Reputation: 20415
I am building a GBM model with rather large datasets. data.table
is great for processing data. But when I run GBM model, it takes forever to finish. Looking at Activity Monitor (in Mac), I can see the process doesn't use up all memory, and doesn't max out processor.
Since GBM is single core, and I can't modify it to run on multicore, what are my options to improve my run time? Right now I am using Macbook Air with 4BG RAM and 1.7GHz i5.
I am not sure which of the following options would help performance the most: buying a (i) computer with bigger memory; (ii) get a more powerful chip (i7), or (iii) use Amazon AWS and install R there. How each of these will help?

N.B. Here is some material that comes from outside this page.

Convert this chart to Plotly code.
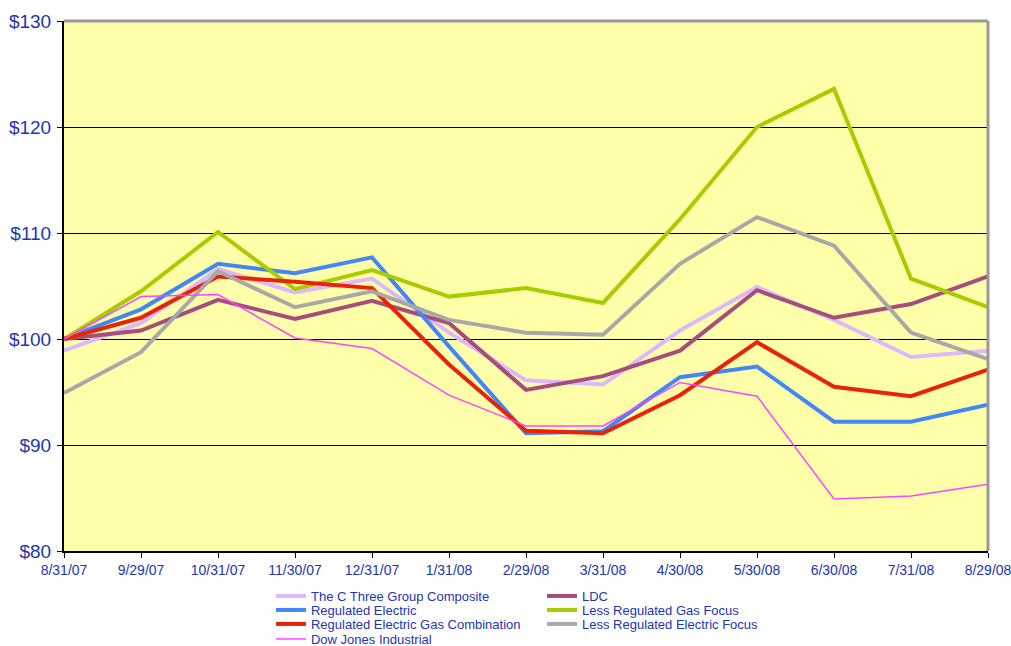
import plotly.graph_objects as go

dates = ["8/31/07", "9/29/07", "10/31/07", "11/30/07", "12/31/07", "1/31/08", "2/29/08",
         "3/31/08", "4/30/08", "5/30/08", "6/30/08", "7/31/08", "8/29/08"]

composite = [98.9, 101.5, 106.6, 104.4, 105.7, 100.6, 96.1, 95.7, 100.8, 104.9, 101.8, 98.3, 98.9]
ldc = [100.0, 100.8, 103.7, 101.9, 103.6, 101.5, 95.2, 96.5, 98.9, 104.6, 102.0, 103.3, 105.9]
reg_elec = [100.0, 102.8, 107.1, 106.2, 107.7, 99.3, 91.1, 91.3, 96.4, 97.4, 92.2, 92.2, 93.8]
lr_gas = [100.0, 104.5, 110.1, 104.7, 106.5, 104.0, 104.8, 103.4, 111.3, 120.0, 123.6, 105.7, 103.0]
reg_elec_gas = [100.0, 102.0, 105.9, 105.4, 104.8, 97.6, 91.35, 91.1, 94.7, 99.7, 95.5, 94.6, 97.1]
lr_elec = [94.9, 98.75, 106.4, 103.0, 104.5, 101.8, 100.6, 100.4, 107.1, 111.5, 108.8, 100.6, 98.1]
dow = [100.0, 104.0, 104.2, 100.1, 99.1, 94.7, 91.8, 91.8, 95.9, 94.6, 84.9, 85.2, 86.3]

names = ["The C Three Group Composite", "LDC", "Regulated Electric", "Less Regulated Gas Focus",
         "Regulated Electric Gas Combination", "Less Regulated Electric Focus", "Dow Jones Industrial"]
series = [composite, ldc, reg_elec, lr_gas, reg_elec_gas, lr_elec, dow]
colors = ["#DDB8FF", "#A64D7C", "#4287F5", "#A8CC00", "#E8230A", "#A8A8A8", "#FF44FF"]
widths = [4, 4, 4, 4, 4, 4, 1.5]

TEXT = "#2236AE"
FONT = "Liberation Sans, Arial, sans-serif"

# legend slots (column, row) in the reference layout
slots = [(0, 0), (1, 0), (0, 1), (1, 1), (0, 2), (1, 2), (0, 3)]
col_x = [0.2240, 0.5173]
row_y = [-0.0849, -0.1113, -0.1377, -0.1660]

fig = go.Figure()
layout_legends = {}
for i, (nm, vals, c, w) in enumerate(zip(names, series, colors, widths)):
    key = "legend" if i == 0 else f"legend{i+1}"
    fig.add_trace(go.Scatter(x=dates, y=vals, name=nm, mode="lines",
                             line=dict(color=c, width=w), legend=key, showlegend=True))
    col, row = slots[i]
    layout_legends[key] = dict(x=col_x[col], y=row_y[row], xanchor="left", yanchor="middle",
                               bgcolor="rgba(0,0,0,0)", borderwidth=0,
                               font=dict(family=FONT, size=13, color=TEXT))

fig.update_layout(
    width=1011, height=646,
    margin=dict(l=64, r=23, t=21, b=95, autoexpand=False),
    showlegend=True,
    paper_bgcolor="white",
    plot_bgcolor="#FFFFAA",
    font=dict(family=FONT, color=TEXT),
    **layout_legends,
)
fig.update_xaxes(type="category", range=[0, 12], showgrid=False,
                 showline=True, linecolor="black", linewidth=2,
                 ticks="outside", ticklen=5, tickcolor="black", tickwidth=1,
                 tickfont=dict(family=FONT, size=14, color=TEXT), automargin=False)
fig.update_yaxes(range=[80, 130], dtick=10, tickprefix="$",
                 showgrid=True, gridcolor="black", gridwidth=1,
                 showline=True, linecolor="black", linewidth=2,
                 ticks="outside", ticklen=5, tickcolor="black", tickwidth=1,
                 ticklabelstandoff=2,
                 tickfont=dict(family=FONT, size=19, color=TEXT), zeroline=False,
                 automargin=False)

# gray frame on top and right of plot area
fig.add_shape(type="line", xref="paper", yref="paper", x0=0, x1=1, y0=1, y1=1,
              line=dict(color="#999999", width=3))
fig.add_shape(type="line", xref="paper", yref="paper", x0=1, x1=1, y0=0, y1=1,
              line=dict(color="#999999", width=3))

# remove the default page margin so the 1011x646 figure fills the window exactly
fig.write_html(
    "out.html",
    config={"displayModeBar": False},
    post_script="document.body.style.margin='0';"
                "document.documentElement.style.overflow='hidden';",
)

Add sample code per Brandson's request:
library(gbm)
GBM_NTREES = 100
GBM_SHRINKAGE = 0.05
GBM_DEPTH = 4
GBM_MINOBS = 50
GBM_model <- gbm.fit(
x = data[,-target] ,
y = data[,target] ,
#var.monotone = TRUE, #NN added
distribution = "gaussian"
,n.trees = GBM_NTREES ,
shrinkage = GBM_SHRINKAGE ,
interaction.depth = GBM_DEPTH ,
n.minobsinnode = GBM_MINOBS ,
verbose = TRUE)
Upvotes: 2
Views: 3194
Reputation:
Maybe something worth considering is using the XGBoost library. According to the Github repo:
"XGBoost provides a parallel tree boosting (also known as GBDT, GBM) that solve many data science problems in a fast and accurate way."
I also realize the original question is quite old, but maybe this will help someone out down the road.
Upvotes: 1
Reputation: 648
This seems to be more about parallel computing in R in general, rather than a specific question about gbm. I would start here: http://cran.r-project.org/web/views/HighPerformanceComputing.html.
Upvotes: 0